About 380 families (1,100 people) live for about 40 years in Piquiá de Baixo, Açailândia, Maranhão State, Amazon Region, Brazil. Since the arrival of the iron and steel industry in 1987, they have been affected by five pig-iron plants [1] , a railroad and other Vale’s industrial facilities [2] operating continuously and very close to their homes.

The incessant pollution, the continuous deterioration of water resources, along with the extremely precarious system of urban sanitation have impacted the living conditions of the residents as well as their lands, affected their livelihoods and increased the insecurity and poverty of the affected communities, in violation of their right to health, and to an adequate standard of living.
Piquiá de Baixo, Brazil: 1,100 people’ life at risk

An investigation conducted by FIDH and its Brazilian partners Justiça Global and Justiça nos Trilhos, in 2010/2011, underscored serious health problems generated by the emission of pollutants by the pig-iron plants, coal furnaces, and other industrial facilities. The pollution of the air, the water and the soil has caused/increased respiratory diseases, eye and skin maladies, and other afflictions. The investigation also revealed that the residents suffer from lack of access to health services.

Since the establishment of those industries in the region, deaths have occurred repeatedly due to serious respiratory illnesses in the respiratory system, such as lung or other organ cancer. There have also been deaths of children in contact with incandescent slag. An investigation conducted by a Brazilian reputable biologist, Ulisses Brigatto Albino, attested in 2007 that the coexistence between industries and healthy human beings in that area was unfeasible.

In 2008 the inhabitants’ association held a consultation with all residents. About 95% chose to fight for their collective resettlement in another area, free from contamination.
Romaria (39)

The struggle of the residents for their resettlement lasts 04 years and continues until today. Despite some advances, as the conquest of a new land in March 2012 and an independent technical consultancy for projecting the new neighborhood, in October 2012, many other measures are still lacking. At the same time, no action has been taken by the State in order to control the pollution, provide precautionary alternatives to the residents or make companies accountable for the damages caused to them in the last 25 years.

Brazilian Judicial system has not responded satisfactorily to 21 families’ lawsuits, which started in 2005 and have not had any conclusion by now.
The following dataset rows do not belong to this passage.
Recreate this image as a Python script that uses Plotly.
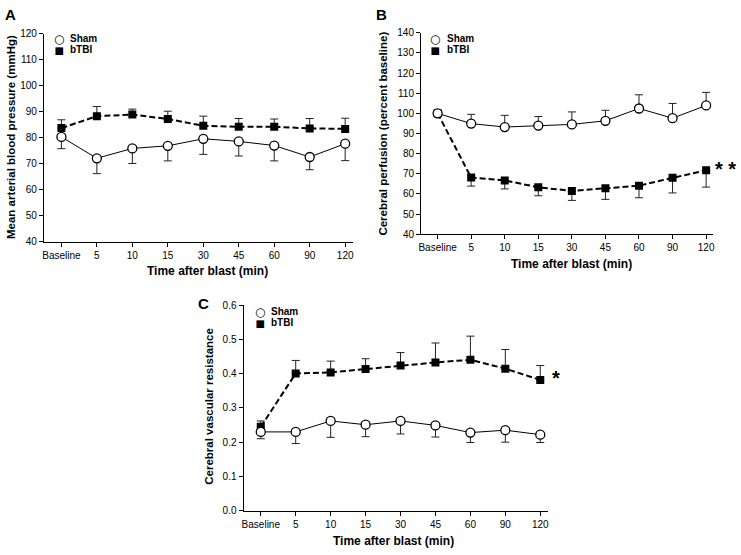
import plotly.graph_objects as go

# x categories shared by all three panels
categories = ["Baseline", "5", "10", "15", "30", "45", "60", "90", "120"]

# A: mean arterial blood pressure (mmHg)
map_sham = [80.3, 72.1, 75.9, 76.9, 79.6, 78.6, 77.0, 72.6, 77.7]
map_sham_err = [4.5, 5.9, 5.8, 5.8, 6.0, 5.6, 5.9, 4.9, 6.5]
map_btbi = [83.7, 88.3, 88.9, 87.2, 84.6, 84.2, 84.2, 83.6, 83.4]
map_btbi_err = [3.2, 3.7, 2.1, 3.0, 3.7, 3.2, 3.0, 3.8, 4.1]

# B: cerebral perfusion (percent baseline)
cbf_sham = [100, 94.9, 93.2, 93.9, 94.5, 96.3, 102.4, 97.6, 103.9]
cbf_sham_err = [0, 4.6, 5.8, 4.5, 6.2, 5.2, 6.8, 7.3, 6.5]
cbf_btbi = [100, 68.1, 66.7, 63.3, 61.5, 62.8, 64.1, 68.0, 71.7]
cbf_btbi_err = [0, 4.2, 4.2, 4.2, 4.7, 5.5, 6.0, 7.5, 8.3]

# C: cerebral vascular resistance
cvr_sham = [0.230, 0.230, 0.262, 0.251, 0.262, 0.249, 0.228, 0.235, 0.222]
cvr_sham_err = [0.020, 0.034, 0.048, 0.035, 0.038, 0.034, 0.029, 0.035, 0.023]
cvr_btbi = [0.245, 0.401, 0.404, 0.414, 0.424, 0.433, 0.441, 0.415, 0.382]
cvr_btbi_err = [0.017, 0.038, 0.033, 0.030, 0.038, 0.057, 0.069, 0.056, 0.042]

W, H = 741, 555
FONT = "Arial, Liberation Sans, sans-serif"


def px(x):
    return x / W


def py(y):
    return 1 - y / H


def err(vals, up):
    zeros = [0] * len(vals)
    if up:
        return dict(type="data", symmetric=False, array=vals, arrayminus=zeros,
                    width=4, thickness=1, color="#222")
    return dict(type="data", symmetric=False, array=zeros, arrayminus=vals,
                width=4, thickness=1, color="#222")


def add_panel(fig, n, sham, sham_err, sham_up, btbi, btbi_err, btbi_up):
    xa = "x" if n == 1 else f"x{n}"
    ya = "y" if n == 1 else f"y{n}"
    # bTBI first so the sham circles sit on top
    fig.add_trace(
        go.Scatter(
            x=categories, y=btbi, xaxis=xa, yaxis=ya,
            mode="lines+markers", showlegend=False,
            line=dict(color="black", width=2, dash="6px,3px"),
            marker=dict(symbol="square", size=8, color="black"),
            error_y=err(btbi_err, btbi_up),
        )
    )
    fig.add_trace(
        go.Scatter(
            x=categories, y=sham, xaxis=xa, yaxis=ya,
            mode="lines+markers", showlegend=False,
            line=dict(color="black", width=1),
            marker=dict(symbol="circle", size=9, color="white",
                        line=dict(color="black", width=1.3)),
            error_y=err(sham_err, sham_up),
        )
    )


fig = go.Figure()
add_panel(fig, 1, map_sham, map_sham_err, False, map_btbi, map_btbi_err, True)
add_panel(fig, 2, cbf_sham, cbf_sham_err, True, cbf_btbi, cbf_btbi_err, False)
add_panel(fig, 3, cvr_sham, cvr_sham_err, False, cvr_btbi, cvr_btbi_err, True)

axis_common = dict(
    showline=True, linecolor="black", linewidth=1.3,
    ticks="outside", ticklen=4, tickwidth=1, tickcolor="black",
    showgrid=False, zeroline=False,
    tickfont=dict(family=FONT, size=10, color="black"),
)
xcommon = dict(axis_common, type="category", range=[-0.49, 8.21])

fig.update_layout(
    width=W, height=H,
    margin=dict(l=0, r=0, t=0, b=0),
    plot_bgcolor="white", paper_bgcolor="white",
    font=dict(family=FONT, color="black"),
    xaxis=dict(xcommon, domain=[px(41.3), px(352)], anchor="y"),
    yaxis=dict(axis_common, domain=[py(241), py(28.3)], anchor="x",
               range=[40, 120], dtick=10),
    xaxis2=dict(xcommon, domain=[px(421), px(715)], anchor="y2"),
    yaxis2=dict(axis_common, domain=[py(233.3), py(27.3)], anchor="x2",
                range=[40, 140], dtick=10),
    xaxis3=dict(xcommon, domain=[px(242.3), px(548.3)], anchor="y3"),
    yaxis3=dict(axis_common, domain=[py(515.7), py(306)], anchor="x3",
                range=[0, 0.6], dtick=0.1, tickformat=".1f"),
)


def note(text, x, y, size, bold=True, angle=0, xanchor="center",
         family=FONT, align="center"):
    fig.add_annotation(
        text=f"<b>{text}</b>" if bold else text,
        x=px(x), y=py(y), xref="paper", yref="paper",
        xanchor=xanchor, yanchor="middle", showarrow=False, textangle=angle,
        align=align, font=dict(family=family, size=size, color="black"),
    )


# panel letters
note("A", 7.5, 9, 15)
note("B", 381.5, 9, 15)
note("C", 201.5, 304.5, 15)

# axis titles
note("Mean arterial blood pressure (mmHg)", 8, 134, 11.5, angle=-90)
note("Cerebral perfusion (percent baseline)", 383, 130, 11.5, angle=-90)
note("Cerebral vascular resistance", 208, 409, 11.5, angle=-90)
note("Time after blast (min)", 206, 270.5, 12)
note("Time after blast (min)", 572, 264, 12)
note("Time after blast (min)", 393, 547, 12)

# legends: symbol column + label column, line gap ~11 px
sym = ("<span style='font-family:DejaVu Sans;font-size:12px'><b>○</b></span><br>"
       "<span style='font-family:DejaVu Sans;font-size:10px'>■</span>")
lab = ("<span style='font-size:10px'><b>Sham</b></span><br>"
       "<span style='font-size:10px'><b>bTBI</b></span>")
for cx, cy, tx in [(56, 39, 65.5), (435, 38.5, 444.5), (258.3, 317.8, 268)]:
    note(sym, cx, cy, 8.5, bold=False, family="DejaVu Sans")
    note(lab, tx, cy, 8.5, bold=False, xanchor="left", align="left")

# significance marks
note("* *", 727, 167, 20)
note("*", 557, 380, 20)

fig.write_html("out.html", config={"displayModeBar": False},
               post_script="document.body.style.margin = '0';")
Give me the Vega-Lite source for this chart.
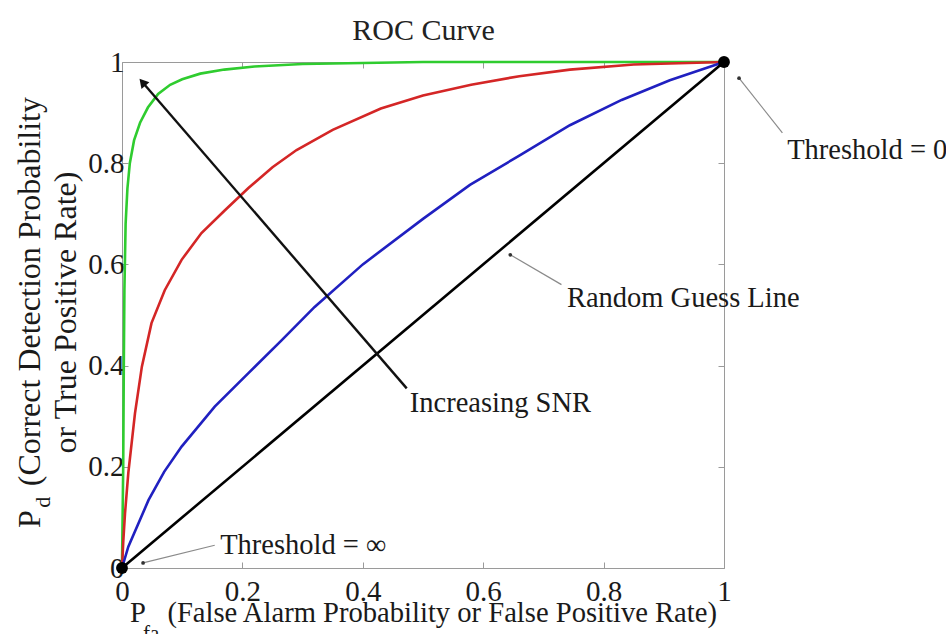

The absence of reparation measures and adequate guarantees of non-repetition demonstrates a violation of the right to due process and effective remedy.

Nowadays, inhabitants continue to live in Piquiá de Baixo, under the same conditions. At the same time, new industrial projects are being vigorously implemented in the region, with Brazilian State permits, tax benefits and generous financial credits by BNDES.

[1] Companhia Siderúrgica Vale do Pindaré, Ferro Gusa do Maranhão Ltda. (FERGUMAR), Gusa Nordeste S/A, Siderúrgica do Maranhao S/A (SIMASA) and Viena Siderúrgica S/A. The whole production of pig iron is exported, mainly to the U.S.

[2] Vale, the second largest mining company in the world, operates in 38 countries. The giant transnational company extracts iron ore from its big mines in Carajás, in the heart of the Amazon Forest, and provides it to be processed and transformed into pig iron in Pequiá, Açailândia. Vale also takes the whole production of pig iron by its trains towards its ports in São Luís do Maranhão. Vale’s activities represent close to 82% of total iron ore exports in Brazil. Vale’s operations comprise 15% of total global iron ore extraction.